■ **DATA LINES**:
================================
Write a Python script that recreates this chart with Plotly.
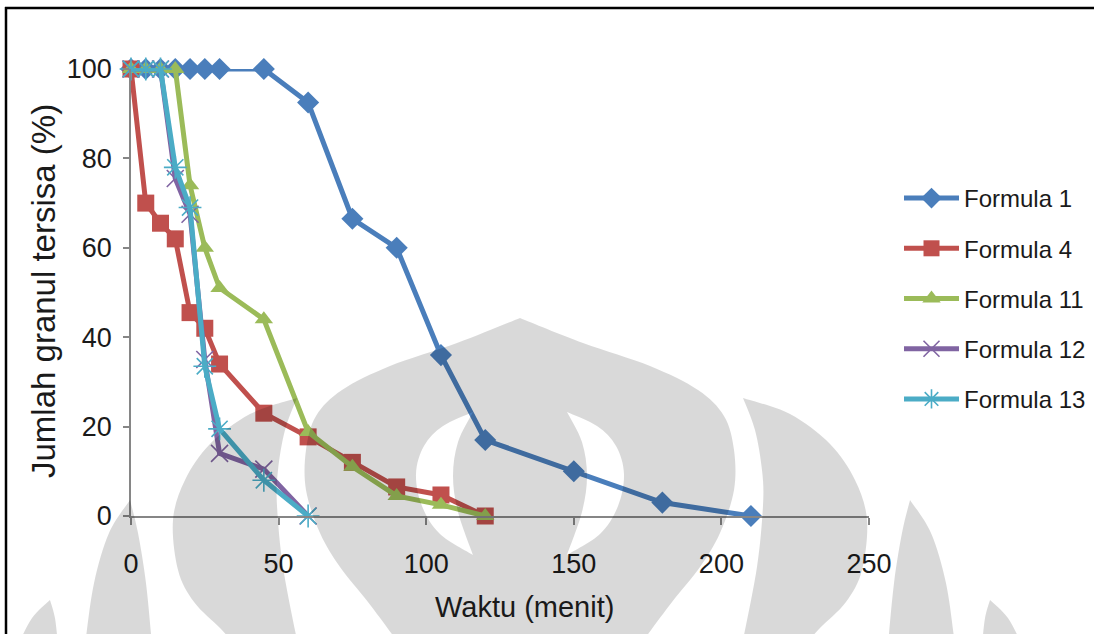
import plotly.graph_objects as go

# ---- data: remaining granule amount (%) versus time (minutes) ----
time_f1 = [0, 5, 10, 15, 20, 25, 30, 45, 60, 75, 90, 105, 120, 150, 180, 210]
formula_1 = [100, 100, 100, 100, 100, 100, 100, 100, 92.5, 66.5, 60, 36, 17, 10, 3, 0]

time_f4 = [0, 5, 10, 15, 20, 25, 30, 45, 60, 75, 90, 105, 120]
formula_4 = [100, 70, 65.5, 62, 45.5, 42, 34, 23, 17.7, 12, 6.5, 4.7, 0]

time_f11 = [0, 5, 10, 15, 20, 25, 30, 45, 60, 75, 90, 105, 120]
formula_11 = [100, 100, 100, 100, 74, 60, 51, 44, 18.8, 11, 4.5, 2.5, 0]

time_f12 = [0, 5, 10, 15, 20, 25, 30, 45, 60]
formula_12 = [100, 100, 100, 75.5, 67.5, 35, 14, 10.5, 0]

time_f13 = [0, 5, 10, 15, 20, 25, 30, 45, 60]
formula_13 = [100, 100, 100, 78, 69, 33.5, 19.5, 8, 0]

series_names = ["Formula 1", "Formula 4", "Formula 11", "Formula 12", "Formula 13"]
x_ticks = [0, 50, 100, 150, 200, 250]
y_ticks = [0, 20, 40, 60, 80, 100]

# ---- page geometry (pixels) ----
W, H = 1094, 634
PL, PR, PT, PB = 131, 869, 69, 516          # plot area edges


def px(x):
    return (x - PL) / (PR - PL)


def py(y):
    return (PB - y) / (PB - PT)


FONT = "Liberation Sans, Arial, sans-serif"
INK = "#1a1a1a"

styles = [
    dict(color="#4a7ebb", symbol="diamond", size=17, lw=0),
    dict(color="#c0504d", symbol="square", size=17, lw=0),
    dict(color="#9bbb59", symbol="triangle-up", size=16, lw=0),
    dict(color="#8064a2", symbol="x-thin", size=17, lw=1.6),
    dict(color="#4bacc6", symbol="asterisk", size=19, lw=1.6),
]
xs = [time_f1, time_f4, time_f11, time_f12, time_f13]
ys = [formula_1, formula_4, formula_11, formula_12, formula_13]

fig = go.Figure()
for i, (name, x, y, st) in enumerate(zip(series_names, xs, ys, styles)):
    fig.add_trace(go.Scatter(
        x=x, y=y, name=name, mode="lines+markers",
        line=dict(color=st["color"], width=5),
        marker=dict(symbol=st["symbol"], size=st["size"], color=st["color"],
                    line=dict(color=st["color"], width=st["lw"])),
        cliponaxis=False, legendgroup=f"g{i}",
    ))


# ---- faint emblem watermark drawn over the chart ----
def smooth(points):
    """Catmull-Rom spline through points -> cubic bezier commands (no leading M)."""
    pts = [points[0]] + list(points) + [points[-1]]
    out = []
    for i in range(1, len(pts) - 2):
        p0, p1, p2, p3 = pts[i - 1], pts[i], pts[i + 1], pts[i + 2]
        c1 = (p1[0] + (p2[0] - p0[0]) / 6, p1[1] + (p2[1] - p0[1]) / 6)
        c2 = (p2[0] - (p3[0] - p1[0]) / 6, p2[1] - (p3[1] - p1[1]) / 6)
        out.append("C{:.4f},{:.4f} {:.4f},{:.4f} {:.4f},{:.4f}".format(
            px(c1[0]), py(c1[1]), px(c2[0]), py(c2[1]), px(p2[0]), py(p2[1])))
    return " ".join(out)


def outline(*strokes):
    start = strokes[0][0]
    d = "M{:.4f},{:.4f} ".format(px(start[0]), py(start[1]))
    for s in strokes:
        if len(s) == 2:
            d += "L{:.4f},{:.4f} ".format(px(s[1][0]), py(s[1][1]))
        else:
            d += smooth(s) + " "
    return d + "Z"


CX = 520


def mirror(points):
    return [(2 * CX - x, y) for x, y in points]


# central dome, right half from the apex downward
dome_r = [(520, 318), (583, 343), (650, 366), (698, 390), (724, 416), (734, 450),
          (734, 490), (720, 533), (700, 567), (672, 602), (640, 645)]
dome_l = mirror(dome_r)
# inner crescents (holes)
cres_r_out = [(567, 412), (597, 426), (616, 446), (624, 474), (618, 506), (600, 534), (567, 555)]
cres_r_in = [(567, 555), (582, 512), (587, 476), (582, 442), (567, 412)]
cres_l_out = mirror(cres_r_out)
cres_l_in = mirror(cres_r_in)

dome_path = (outline(dome_l, [dome_l[-1], dome_r[-1]], dome_r[::-1])
             + " " + outline(cres_r_out, cres_r_in)
             + " " + outline(cres_l_out, cres_l_in))

# side wings
wing_r_in = [(743, 398), (755, 430), (762, 470), (763, 505), (757, 567), (742, 645)]
wing_r_out = [(743, 398), (790, 414), (830, 444), (855, 480), (867, 520), (862, 570),
              (846, 602), (820, 628), (805, 645)]
wing_r = outline(wing_r_in, [wing_r_in[-1], wing_r_out[-1]], wing_r_out[::-1])
wing_l = outline(mirror(wing_r_in), [mirror(wing_r_in)[-1], mirror(wing_r_out)[-1]],
                 mirror(wing_r_out)[::-1])

# outer petals
pet1_l = [(910, 500), (902, 533), (894, 583), (888, 645)]
pet1_r = [(910, 500), (931, 533), (946, 583), (955, 645)]
pet2_l = [(990, 600), (985, 618), (982, 645)]
pet2_r = [(990, 600), (1008, 618), (1022, 645)]
petals = []
for a, b in [(pet1_l, pet1_r), (pet2_l, pet2_r)]:
    petals.append(outline(a, [a[-1], b[-1]], b[::-1]))
    ma, mb = mirror(a), mirror(b)
    petals.append(outline(ma, [ma[-1], mb[-1]], mb[::-1]))

shapes = []
for d in [dome_path, wing_r, wing_l] + petals:
    shapes.append(dict(type="path", path=d, xref="paper", yref="paper",
                       fillcolor="rgba(0,0,0,0.15)", line=dict(width=0),
                       fillrule="evenodd", layer="above"))

# top and left edges of the chart frame
frame = dict(type="line", xref="paper", yref="paper",
             line=dict(color="black", width=2.5), layer="above")
shapes.append(dict(frame, x0=px(5), y0=py(8), x1=px(1100), y1=py(8)))
shapes.append(dict(frame, x0=px(6), y0=py(7), x1=px(6), y1=py(640)))

axis_common = dict(
    showline=True, linecolor="#868686", linewidth=1.5,
    ticks="outside", tickcolor="#868686", tickwidth=1.5,
    showgrid=False, zeroline=False,
    tickfont=dict(family=FONT, size=27, color=INK),
)

fig.update_layout(
    width=W, height=H,
    margin=dict(l=PL, r=W - PR, t=PT, b=H - PB, autoexpand=False),
    paper_bgcolor="white", plot_bgcolor="white",
    xaxis=dict(range=[0, 250], tickvals=x_ticks, ticklen=7, ticklabelstandoff=16,
               **axis_common),
    yaxis=dict(range=[0, 100], tickvals=y_ticks, ticklen=6, ticklabelstandoff=6,
               **axis_common),
    showlegend=True,
    legend=dict(x=px(899), xanchor="left", y=py(176), yanchor="top",
                font=dict(family=FONT, size=24, color=INK),
                itemwidth=55, tracegroupgap=16, bgcolor="rgba(0,0,0,0)"),
    annotations=[
        dict(text="Waktu (menit)", xref="paper", yref="paper", x=px(524), y=py(607),
             showarrow=False, xanchor="center", yanchor="middle",
             font=dict(family=FONT, size=29, color=INK)),
        dict(text="Jumlah granul tersisa (%)", xref="paper", yref="paper",
             x=px(43), y=py(291), textangle=-90, showarrow=False,
             xanchor="center", yanchor="middle",
             font=dict(family=FONT, size=33, color=INK)),
    ],
    shapes=shapes,
)

fig.write_html("out.html")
================================
■ **WHAT THIS TASK INVOLVES**:
Keep the pictures out of the copy and write out the data exactly as it stands.

■ **TASK RESPONSE**:
Write a Python script that recreates this chart with Plotly.
import plotly.graph_objects as go

# ---- data: remaining granule amount (%) versus time (minutes) ----
time_f1 = [0, 5, 10, 15, 20, 25, 30, 45, 60, 75, 90, 105, 120, 150, 180, 210]
formula_1 = [100, 100, 100, 100, 100, 100, 100, 100, 92.5, 66.5, 60, 36, 17, 10, 3, 0]

time_f4 = [0, 5, 10, 15, 20, 25, 30, 45, 60, 75, 90, 105, 120]
formula_4 = [100, 70, 65.5, 62, 45.5, 42, 34, 23, 17.7, 12, 6.5, 4.7, 0]

time_f11 = [0, 5, 10, 15, 20, 25, 30, 45, 60, 75, 90, 105, 120]
formula_11 = [100, 100, 100, 100, 74, 60, 51, 44, 18.8, 11, 4.5, 2.5, 0]

time_f12 = [0, 5, 10, 15, 20, 25, 30, 45, 60]
formula_12 = [100, 100, 100, 75.5, 67.5, 35, 14, 10.5, 0]

time_f13 = [0, 5, 10, 15, 20, 25, 30, 45, 60]
formula_13 = [100, 100, 100, 78, 69, 33.5, 19.5, 8, 0]

series_names = ["Formula 1", "Formula 4", "Formula 11", "Formula 12", "Formula 13"]
x_ticks = [0, 50, 100, 150, 200, 250]
y_ticks = [0, 20, 40, 60, 80, 100]

# ---- page geometry (pixels) ----
W, H = 1094, 634
PL, PR, PT, PB = 131, 869, 69, 516          # plot area edges


def px(x):
    return (x - PL) / (PR - PL)


def py(y):
    return (PB - y) / (PB - PT)


FONT = "Liberation Sans, Arial, sans-serif"
INK = "#1a1a1a"

styles = [
    dict(color="#4a7ebb", symbol="diamond", size=17, lw=0),
    dict(color="#c0504d", symbol="square", size=17, lw=0),
    dict(color="#9bbb59", symbol="triangle-up", size=16, lw=0),
    dict(color="#8064a2", symbol="x-thin", size=17, lw=1.6),
    dict(color="#4bacc6", symbol="asterisk", size=19, lw=1.6),
]
xs = [time_f1, time_f4, time_f11, time_f12, time_f13]
ys = [formula_1, formula_4, formula_11, formula_12, formula_13]

fig = go.Figure()
for i, (name, x, y, st) in enumerate(zip(series_names, xs, ys, styles)):
    fig.add_trace(go.Scatter(
        x=x, y=y, name=name, mode="lines+markers",
        line=dict(color=st["color"], width=5),
        marker=dict(symbol=st["symbol"], size=st["size"], color=st["color"],
                    line=dict(color=st["color"], width=st["lw"])),
        cliponaxis=False, legendgroup=f"g{i}",
    ))


# ---- faint emblem watermark drawn over the chart ----
def smooth(points):
    """Catmull-Rom spline through points -> cubic bezier commands (no leading M)."""
    pts = [points[0]] + list(points) + [points[-1]]
    out = []
    for i in range(1, len(pts) - 2):
        p0, p1, p2, p3 = pts[i - 1], pts[i], pts[i + 1], pts[i + 2]
        c1 = (p1[0] + (p2[0] - p0[0]) / 6, p1[1] + (p2[1] - p0[1]) / 6)
        c2 = (p2[0] - (p3[0] - p1[0]) / 6, p2[1] - (p3[1] - p1[1]) / 6)
        out.append("C{:.4f},{:.4f} {:.4f},{:.4f} {:.4f},{:.4f}".format(
            px(c1[0]), py(c1[1]), px(c2[0]), py(c2[1]), px(p2[0]), py(p2[1])))
    return " ".join(out)


def outline(*strokes):
    start = strokes[0][0]
    d = "M{:.4f},{:.4f} ".format(px(start[0]), py(start[1]))
    for s in strokes:
        if len(s) == 2:
            d += "L{:.4f},{:.4f} ".format(px(s[1][0]), py(s[1][1]))
        else:
            d += smooth(s) + " "
    return d + "Z"


CX = 520


def mirror(points):
    return [(2 * CX - x, y) for x, y in points]


# central dome, right half from the apex downward
dome_r = [(520, 318), (583, 343), (650, 366), (698, 390), (724, 416), (734, 450),
          (734, 490), (720, 533), (700, 567), (672, 602), (640, 645)]
dome_l = mirror(dome_r)
# inner crescents (holes)
cres_r_out = [(567, 412), (597, 426), (616, 446), (624, 474), (618, 506), (600, 534), (567, 555)]
cres_r_in = [(567, 555), (582, 512), (587, 476), (582, 442), (567, 412)]
cres_l_out = mirror(cres_r_out)
cres_l_in = mirror(cres_r_in)

dome_path = (outline(dome_l, [dome_l[-1], dome_r[-1]], dome_r[::-1])
             + " " + outline(cres_r_out, cres_r_in)
             + " " + outline(cres_l_out, cres_l_in))

# side wings
wing_r_in = [(743, 398), (755, 430), (762, 470), (763, 505), (757, 567), (742, 645)]
wing_r_out = [(743, 398), (790, 414), (830, 444), (855, 480), (867, 520), (862, 570),
              (846, 602), (820, 628), (805, 645)]
wing_r = outline(wing_r_in, [wing_r_in[-1], wing_r_out[-1]], wing_r_out[::-1])
wing_l = outline(mirror(wing_r_in), [mirror(wing_r_in)[-1], mirror(wing_r_out)[-1]],
                 mirror(wing_r_out)[::-1])

# outer petals
pet1_l = [(910, 500), (902, 533), (894, 583), (888, 645)]
pet1_r = [(910, 500), (931, 533), (946, 583), (955, 645)]
pet2_l = [(990, 600), (985, 618), (982, 645)]
pet2_r = [(990, 600), (1008, 618), (1022, 645)]
petals = []
for a, b in [(pet1_l, pet1_r), (pet2_l, pet2_r)]:
    petals.append(outline(a, [a[-1], b[-1]], b[::-1]))
    ma, mb = mirror(a), mirror(b)
    petals.append(outline(ma, [ma[-1], mb[-1]], mb[::-1]))

shapes = []
for d in [dome_path, wing_r, wing_l] + petals:
    shapes.append(dict(type="path", path=d, xref="paper", yref="paper",
                       fillcolor="rgba(0,0,0,0.15)", line=dict(width=0),
                       fillrule="evenodd", layer="above"))

# top and left edges of the chart frame
frame = dict(type="line", xref="paper", yref="paper",
             line=dict(color="black", width=2.5), layer="above")
shapes.append(dict(frame, x0=px(5), y0=py(8), x1=px(1100), y1=py(8)))
shapes.append(dict(frame, x0=px(6), y0=py(7), x1=px(6), y1=py(640)))

axis_common = dict(
    showline=True, linecolor="#868686", linewidth=1.5,
    ticks="outside", tickcolor="#868686", tickwidth=1.5,
    showgrid=False, zeroline=False,
    tickfont=dict(family=FONT, size=27, color=INK),
)

fig.update_layout(
    width=W, height=H,
    margin=dict(l=PL, r=W - PR, t=PT, b=H - PB, autoexpand=False),
    paper_bgcolor="white", plot_bgcolor="white",
    xaxis=dict(range=[0, 250], tickvals=x_ticks, ticklen=7, ticklabelstandoff=16,
               **axis_common),
    yaxis=dict(range=[0, 100], tickvals=y_ticks, ticklen=6, ticklabelstandoff=6,
               **axis_common),
    showlegend=True,
    legend=dict(x=px(899), xanchor="left", y=py(176), yanchor="top",
                font=dict(family=FONT, size=24, color=INK),
                itemwidth=55, tracegroupgap=16, bgcolor="rgba(0,0,0,0)"),
    annotations=[
        dict(text="Waktu (menit)", xref="paper", yref="paper", x=px(524), y=py(607),
             showarrow=False, xanchor="center", yanchor="middle",
             font=dict(family=FONT, size=29, color=INK)),
        dict(text="Jumlah granul tersisa (%)", xref="paper", yref="paper",
             x=px(43), y=py(291), textangle=-90, showarrow=False,
             xanchor="center", yanchor="middle",
             font=dict(family=FONT, size=33, color=INK)),
    ],
    shapes=shapes,
)

fig.write_html("out.html")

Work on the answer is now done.